- Official poster
- Directed by: Krish Kymal
- Written by: Krish Kymal
- Produced by: Sunil Ibrahim
- Starring: Biju Menon
- Edited by: V. Saajan
- Music by: Anil Johnson
- Production company: Vibezon Movies
- Distributed by: Eros International
- Release date: 30 September 2016;
- Running time: 123 minutes
- Country: India
- Language: Malayalam
- Budget: ₹1.50 crore

= Olappeeppi =

Olappeeppi is a 2016 Indian Malayalam periodic family-drama film written and directed by Krish Kymal and produced by Sunil Ibrahim under the production house, Vibezon Movies. The film stars Biju Menon, Paris Laxmi, Reina Maria, and Sreejith Ravi. Olappeeppi was released on 30 September 2016, by Eros International.

==Synopsis==
The story is set in Kerala in the 1970s, in the backdrop of various socio-economic changes that prevailed in the state during the execution of the Land Reform Act in 1977. The story focuses on the turmoil created in an upper class feudal family due to the Land Reform Act.

==Cast==

- Punasseri Kanchana as Muthassi
- Biju Menon
- Paris Laxmi
- Reina Maria
- Sreejith Ravi
- Jebbar Chemad
- Kanchana
- Anjali Nair
- Master Dev

==Soundtrack==
Olappeeppi features one song, "Ela Pulayelo", composed by Anil Johnson and sung by Jayakrishnan R., Fathimathul Liyana, Chinmayi S. Nath, and Shreya S. Ajith.

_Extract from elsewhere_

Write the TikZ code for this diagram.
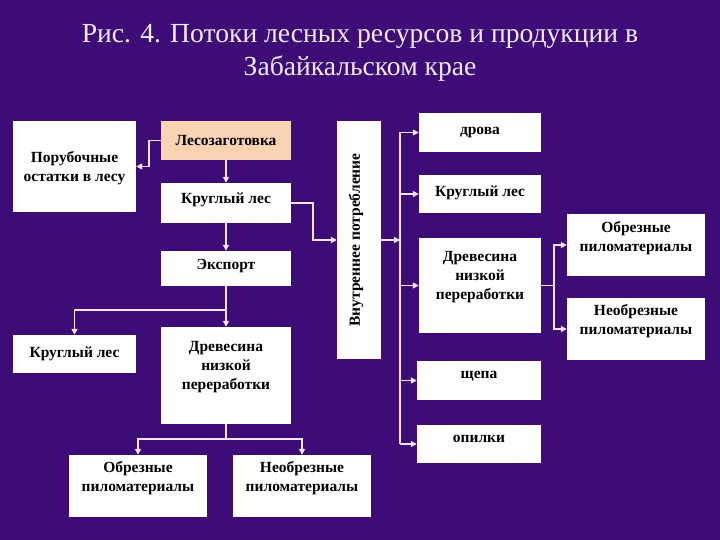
\documentclass[tikz,border=0pt]{standalone}
\usepackage{fontspec}
\setmainfont{Liberation Serif}
\usetikzlibrary{arrows.meta,calc}
\definecolor{bgpurple}{HTML}{3E0C76}
\definecolor{linec}{HTML}{F4E4F4}
\definecolor{peach}{HTML}{F9D3B4}
\definecolor{titlec}{HTML}{F2EAF8}
\tikzset{
  box/.style={rectangle, fill=white, draw=none, inner sep=0pt},
  txt/.style={align=center, font=\bfseries\fontsize{15.5}{19}\selectfont, text=black, inner sep=0pt},
  conn/.style={draw=linec, line width=1.6pt},
  arr/.style={conn, -{Triangle[length=6pt,width=6pt]}},
}
\begin{document}
\begin{tikzpicture}[x=1pt,y=-1pt]
\useasboundingbox (0,0) rectangle (720,540);
\fill[bgpurple] (0,0) rectangle (720,540);

% title
\node[text=titlec, font=\fontsize{27.6}{33}\selectfont, anchor=base] (title1) at (360,43) {Рис. 4. Потоки лесных ресурсов и продукции в};
\node[text=titlec, font=\fontsize{27.6}{33}\selectfont, anchor=base] (title2) at (360,76) {Забайкальском крае};

% boxes
\node[box, minimum width=123pt, minimum height=91pt] (por) at (74.5,166.5) {};
\node[txt] (port) at ([yshift=-2pt]por.center) {Порубочные\\остатки в лесу};

\node[box, fill=peach, minimum width=130pt, minimum height=39pt] (les) at (226,140.5) {};
\node[txt] (lest) at (les.center) {Лесозаготовка};

\node[box, minimum width=130pt, minimum height=40pt] (kl1) at (226,203) {};
\node[txt] (kl1t) at ([yshift=3pt]kl1.center) {Круглый лес};

\node[box, minimum width=130pt, minimum height=35pt] (exp) at (226,268.5) {};
\node[txt] (expt) at ([yshift=2pt]exp.center) {Экспорт};

\node[box, minimum width=44pt, minimum height=238pt] (vnut) at (359,240) {};
\node[txt, rotate=90] (vnutt) at ([xshift=-3pt]vnut.center) {Внутреннее потребление};

\node[box, minimum width=123pt, minimum height=38pt] (kl2) at (74.5,354) {};
\node[txt] (kl2t) at (kl2.center) {Круглый лес};

\node[box, minimum width=130pt, minimum height=97pt] (dr1) at (226,375.5) {};
\node[txt] (dr1t) at ([yshift=8pt]dr1.center) {Древесина\\низкой\\переработки};

\node[box, minimum width=138pt, minimum height=62pt] (obr1) at (138,486) {};
\node[txt] (obr1t) at ([yshift=8pt]obr1.center) {Обрезные\\пиломатериалы};

\node[box, minimum width=138pt, minimum height=62pt] (neobr1) at (302,486) {};
\node[txt] (neobr1t) at ([yshift=8pt]neobr1.center) {Необрезные\\пиломатериалы};

\node[box, minimum width=122pt, minimum height=39pt] (drova) at (480,132.5) {};
\node[txt] (drovat) at (drova.center) {дрова};

\node[box, minimum width=122pt, minimum height=38pt] (kl3) at (480,194) {};
\node[txt] (kl3t) at ([yshift=1pt]kl3.center) {Круглый лес};

\node[box, minimum width=122pt, minimum height=95pt] (dr2) at (480,285.5) {};
\node[txt] (dr2t) at ([yshift=8pt]dr2.center) {Древесина\\низкой\\переработки};

\node[box, minimum width=138pt, minimum height=62pt] (obr2) at (636,245) {};
\node[txt] (obr2t) at ([yshift=7pt]obr2.center) {Обрезные\\пиломатериалы};

\node[box, minimum width=138pt, minimum height=62pt] (neobr2) at (636,329) {};
\node[txt] (neobr2t) at ([yshift=8pt]neobr2.center) {Необрезные\\пиломатериалы};

\node[box, minimum width=124pt, minimum height=39pt] (shepa) at (479,380.5) {};
\node[txt] (shepat) at ([yshift=4pt]shepa.center) {щепа};

\node[box, minimum width=124pt, minimum height=38pt] (opil) at (479,444) {};
\node[txt] (opilt) at ([yshift=5pt]opil.center) {опилки};

% junction coordinates
\coordinate (j1) at (226,310);
\coordinate (j2) at (226,439);
\coordinate (tr) at (400,0);
\coordinate (j3) at (554,0);

% connectors
\draw[arr] (les.west) -- ++(-12,0) |- (por.east);
\draw[arr] (les.south) -- (kl1.north);
\draw[arr] (kl1.south) -- (exp.north);
\draw[arr] (kl1.east) -- ++(22,0) |- (vnut.west);
\draw[arr] (exp.south) -- (dr1.north);
\draw[arr] (j1) -| (kl2.north);
\draw[conn] (dr1.south) -- (j2);
\draw[arr] (j2) -| (obr1.north);
\draw[arr] (j2) -| (neobr1.north);

\draw[arr] (vnut.east) -- (tr |- vnut.east);
\draw[conn] (tr |- drova.west) -- (tr |- opil.west);
\draw[arr] (tr |- drova.west) -- (drova.west);
\draw[arr] (tr |- kl3.west) -- (kl3.west);
\draw[arr] (tr |- dr2.west) -- (dr2.west);
\draw[arr] (tr |- shepa.west) -- (shepa.west);
\draw[arr] (tr |- opil.west) -- (opil.west);

\draw[conn] (dr2.east) -- (j3 |- dr2.east);
\draw[arr] (j3 |- dr2.east) |- (obr2.west);
\draw[arr] (j3 |- dr2.east) |- (neobr2.west);
\end{tikzpicture}
\end{document}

The 3 minute 15 seconds long song was released on 3 September 2016 by Eros Music.

==Release==
Olappeeppi, earlier scheduled to release on 23 September 2016, by Eros International, was rescheduled and released on 30 September 2016.

==Awards==
- Kerala State Film Award for Best Character Actress - Kanchana P. K.